Challenges and solutions
- Flickering is often noticed in LEDs. This harms human health. Therefore, the modulation in LEDs should be done in a way to avoid flickering.
- Different levels of illuminance are required for performing different activities. Therefore, the algorithms for dimming should be designed so that the required illuminance in a particular place is fulfilled.
- The noise due to ambient light sources degrades the performance. So, new ways should be proposed to reduce the noise more effectively than the previously used techniques.
- As it has a low communication range, the range should be increased.
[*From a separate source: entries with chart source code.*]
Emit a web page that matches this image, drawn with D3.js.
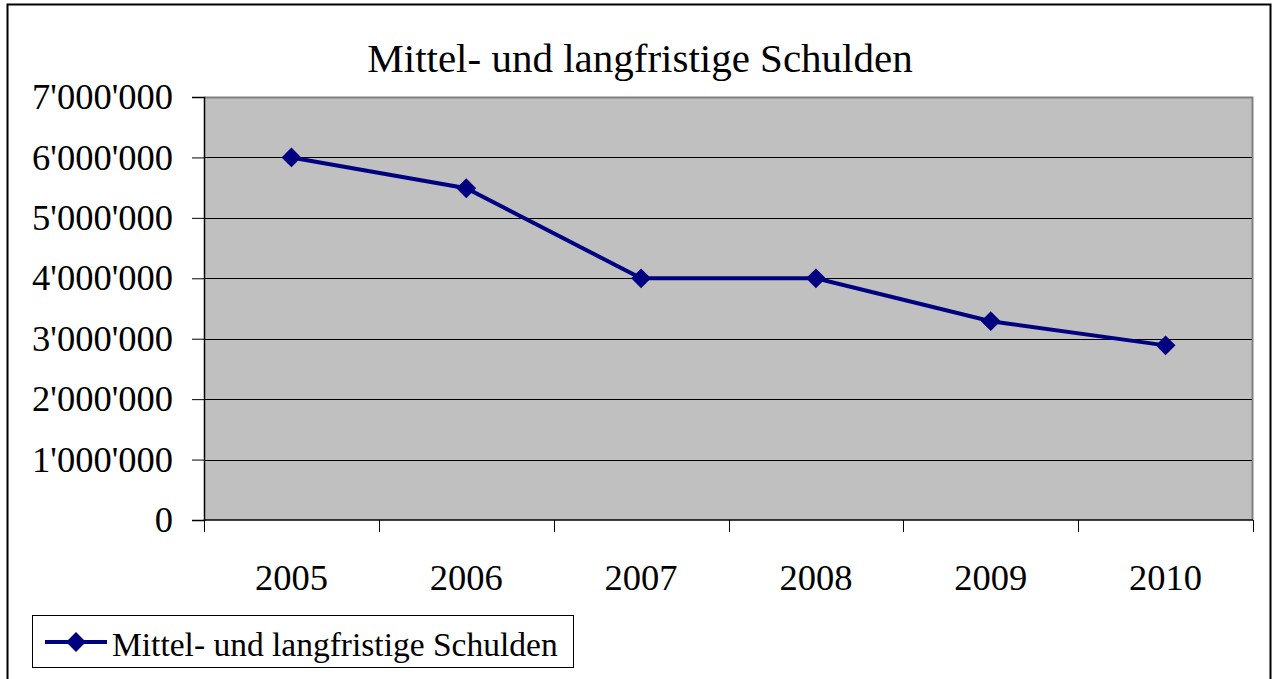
<!DOCTYPE html>
<html>
<head>
<meta charset="utf-8">
<script src="https://cdn.jsdelivr.net/npm/d3@7"></script>
<style>
  body { margin: 0; background: #fff; }
  svg { display: block; font-family: "Liberation Serif", "Times New Roman", serif; }
</style>
</head>
<body>
<div class="chart"></div>
<script>
// data
const years = ["2005", "2006", "2007", "2008", "2009", "2010"]
const schulden = [6000000, 5490000, 4000000, 4000000, 3290000, 2890000]
const yTicks = [0, 1000000, 2000000, 3000000, 4000000, 5000000, 6000000, 7000000]
const title = "Mittel- und langfristige Schulden"
const seriesName = "Mittel- und langfristige Schulden"

const width = 1274
const height = 679
const plot = { left: 204, right: 1253, top: 97, bottom: 520 }

const svg = d3.select(".chart")
  .append("svg")
  .attr("width", width)
  .attr("height", height)

// outer frame
svg.append("rect")
  .attr("x", 7.5).attr("y", 4.5)
  .attr("width", 1263).attr("height", 690)
  .attr("fill", "#fff")
  .attr("stroke", "#000")
  .attr("stroke-width", 2)

const x = d3.scaleBand()
  .domain(years)
  .range([plot.left, plot.right])
  .padding(0)

const y = d3.scaleLinear()
  .domain([0, 7000000])
  .range([plot.bottom, plot.top])

// plot background
svg.append("rect")
  .attr("x", plot.left).attr("y", plot.top)
  .attr("width", plot.right - plot.left)
  .attr("height", plot.bottom - plot.top)
  .attr("fill", "#c0c0c0")

// top + right border (grey)
svg.append("path")
  .attr("d", `M${plot.left},${plot.top + 0.5}H${plot.right - 0.5}V${plot.bottom}`)
  .attr("fill", "none")
  .attr("stroke", "#808080")
  .attr("stroke-width", 2)

// gridlines
svg.append("g")
  .selectAll("line")
  .data(yTicks.filter(d => d > 0 && d < 7000000))
  .enter()
  .append("line")
    .attr("x1", plot.left).attr("x2", plot.right - 1)
    .attr("y1", d => Math.round(y(d)) + 0.5)
    .attr("y2", d => Math.round(y(d)) + 0.5)
    .attr("stroke", "#000")
    .attr("stroke-width", 1)

const fmt = d => d3.format(",")(d).replace(/,/g, "'")

// y axis
const yAxis = svg.append("g")
  .attr("transform", `translate(${plot.left},0)`)
  .call(d3.axisLeft(y).tickValues(yTicks).tickSize(12).tickPadding(19).tickFormat(fmt))
yAxis.select(".domain").attr("stroke", "#000").attr("stroke-width", 1.5)
yAxis.selectAll(".tick line").attr("stroke", "#000")
yAxis.selectAll("text")
  .attr("fill", "#000")
  .style("font-size", "36.5px")
  .style("font-family", "Liberation Serif, serif")

// x axis: line, ticks at band boundaries, labels at band centres
svg.append("line")
  .attr("x1", plot.left).attr("x2", plot.right)
  .attr("y1", plot.bottom).attr("y2", plot.bottom)
  .attr("stroke", "#000").attr("stroke-width", 1.5)

const bounds = years.map(d => x(d)).concat([plot.right])
svg.append("g")
  .selectAll("line")
  .data(bounds)
  .enter()
  .append("line")
    .attr("x1", d => Math.round(d) + 0.5).attr("x2", d => Math.round(d) + 0.5)
    .attr("y1", plot.bottom).attr("y2", plot.bottom + 12)
    .attr("stroke", "#000")

svg.append("g")
  .selectAll("text")
  .data(years)
  .enter()
  .append("text")
    .attr("x", d => x(d) + x.bandwidth() / 2)
    .attr("y", 590)
    .attr("text-anchor", "middle")
    .style("font-size", "36.5px")
    .text(d => d)

// title
svg.append("text")
  .attr("x", 640)
  .attr("y", 72)
  .attr("text-anchor", "middle")
  .style("font-size", "41px")
  .text(title)

// series line
const pts = years.map((d, i) => [x(d) + x.bandwidth() / 2, y(schulden[i])])
svg.append("path")
  .attr("d", d3.line()(pts))
  .attr("fill", "none")
  .attr("stroke", "#000080")
  .attr("stroke-width", 4)

const diamond = d3.symbol().type(d3.symbolDiamond2).size(250)
svg.append("g")
  .selectAll("path")
  .data(pts)
  .enter()
  .append("path")
    .attr("d", diamond)
    .attr("transform", d => `translate(${d[0]},${d[1]})`)
    .attr("fill", "#000080")

// legend
svg.append("rect")
  .attr("x", 32.5).attr("y", 615.5)
  .attr("width", 541).attr("height", 52)
  .attr("fill", "#fff")
  .attr("stroke", "#000")
  .attr("stroke-width", 1)

svg.append("line")
  .attr("x1", 45).attr("x2", 107)
  .attr("y1", 642).attr("y2", 642)
  .attr("stroke", "#000080")
  .attr("stroke-width", 4)
svg.append("path")
  .attr("d", diamond)
  .attr("transform", "translate(76,642)")
  .attr("fill", "#000080")

svg.append("text")
  .attr("x", 112)
  .attr("y", 656)
  .style("font-size", "33.5px")
  .text(seriesName)
</script>
</body>
</html>
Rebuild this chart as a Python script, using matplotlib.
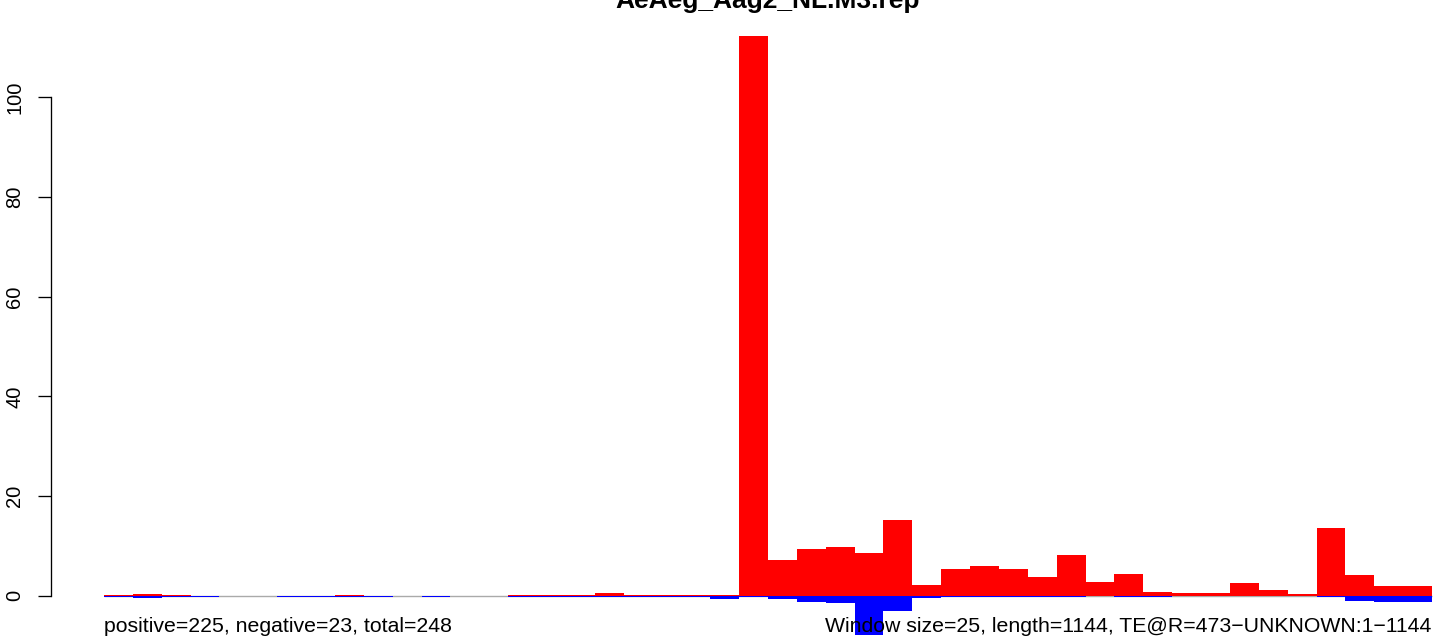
import numpy as np
import matplotlib.pyplot as plt

plt.rcParams['font.family'] = ['Liberation Sans', 'DejaVu Sans']

title = "AeAeg_Aag2_NL.M3.rep"
left_note = "positive=225, negative=23, total=248"
right_note = "Window size=25, length=1144, TE@R=473\u2212UNKNOWN:1\u22121144"

# one value per 25-bp window; None = no bar drawn
pos = [0.25, 0.45, 0.25, None, None, None, None, None, 0.25, None,
       None, None, None, None, 0.25, 0.25, 0.25, 0.6, 0.25, 0.25,
       0.25, 0.25, 112.2, 7.2, 9.4, 9.8, 8.6, 15.2, 2.2, 5.4,
       6.0, 5.4, 3.8, 8.2, 2.8, 4.4, 0.8, 0.55, 0.55, 2.6,
       1.2, 0.35, 13.6, 4.2, 2.0, 2.0]
neg = [-0.15, -0.35, -0.15, -0.15, None, None, -0.15, -0.15, -0.15, -0.15,
       None, -0.15, None, None, -0.15, -0.15, -0.15, -0.15, -0.15, -0.15,
       -0.15, -0.65, -0.25, -0.65, -1.2, -1.45, -7.9, -3.05, -0.45, -0.15,
       -0.15, -0.15, -0.15, -0.15, None, -0.15, -0.15, None, None, None,
       None, None, -0.3, -1.05, -1.25, -1.25]
yticks = [0, 20, 40, 60, 80, 100]

W, H = 1436, 641
fig = plt.figure(figsize=(W / 100, H / 100), dpi=100)

# plot region (R style, partly outside the saved image)
x0_px, bw = 104.0, 28.87
y0_px, sc = 595.8, 4.985
ylo, yhi = -12.9, 117.0
xlo = -(x0_px - 51) / bw
xhi = xlo + (W - 51) / bw
top_px = y0_px - yhi * sc
bot_px = y0_px - ylo * sc
ax = fig.add_axes([51 / W, (H - bot_px) / H, 1 - 51 / W, (bot_px - top_px) / H])
ax.set_xlim(xlo, xhi)
ax.set_ylim(ylo, yhi)

n = len(pos)
ax.hlines(0, 0, n, color='#AAAAAA', lw=1, zorder=1)

ib = [i for i in range(n) if neg[i] is not None]
ax.bar(ib, [neg[i] for i in ib], width=1, align='edge', color='#0000FF', lw=0, zorder=2)
ir = [i for i in range(n) if pos[i] is not None]
ax.bar(ir, [pos[i] for i in ir], width=1, align='edge', color='#FF0000', lw=0, zorder=3)

for s in ['top', 'right', 'bottom']:
    ax.spines[s].set_visible(False)
ax.spines['left'].set_bounds(0, 100)
ax.spines['left'].set_linewidth(0.95)
ax.set_xticks([])
ax.set_yticks(yticks)
ax.tick_params(axis='y', length=9.4, width=0.95, pad=10, labelsize=14.5, labelrotation=90)
for lab in ax.get_yticklabels():
    lab.set_va('center')

fig.text(768 / W, (H - 8) / H, title, ha='center', va='baseline',
         fontsize=19, fontweight='bold')
fig.text(104 / W, (H - 632) / H, left_note, ha='left', va='baseline', fontsize=15.3)
fig.text(1431 / W, (H - 632) / H, right_note, ha='right', va='baseline', fontsize=15.3)

fig.savefig('out.png', dpi=100)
- Mobility should be enhanced.
- Infrastructure challenges as it is difficult to integrate with existing wireless networks. Hybrid systems need to be developed to counter this problem.
With the RF limitations in place, VLC technology must be given due importance. There are numerous challenges that the technology faces in its practical implementation which need to be addressed. VLC technology shows bright prospects in the future 4G or 5G wireless access networks due to its inherent advantages. Standard regulations are also needed to regulate this technology and its use. Further research in this area can prove to be worthwhile.
- Write a note on the emerging VLC technology, how does it work and mention the challenges in its practical implementation.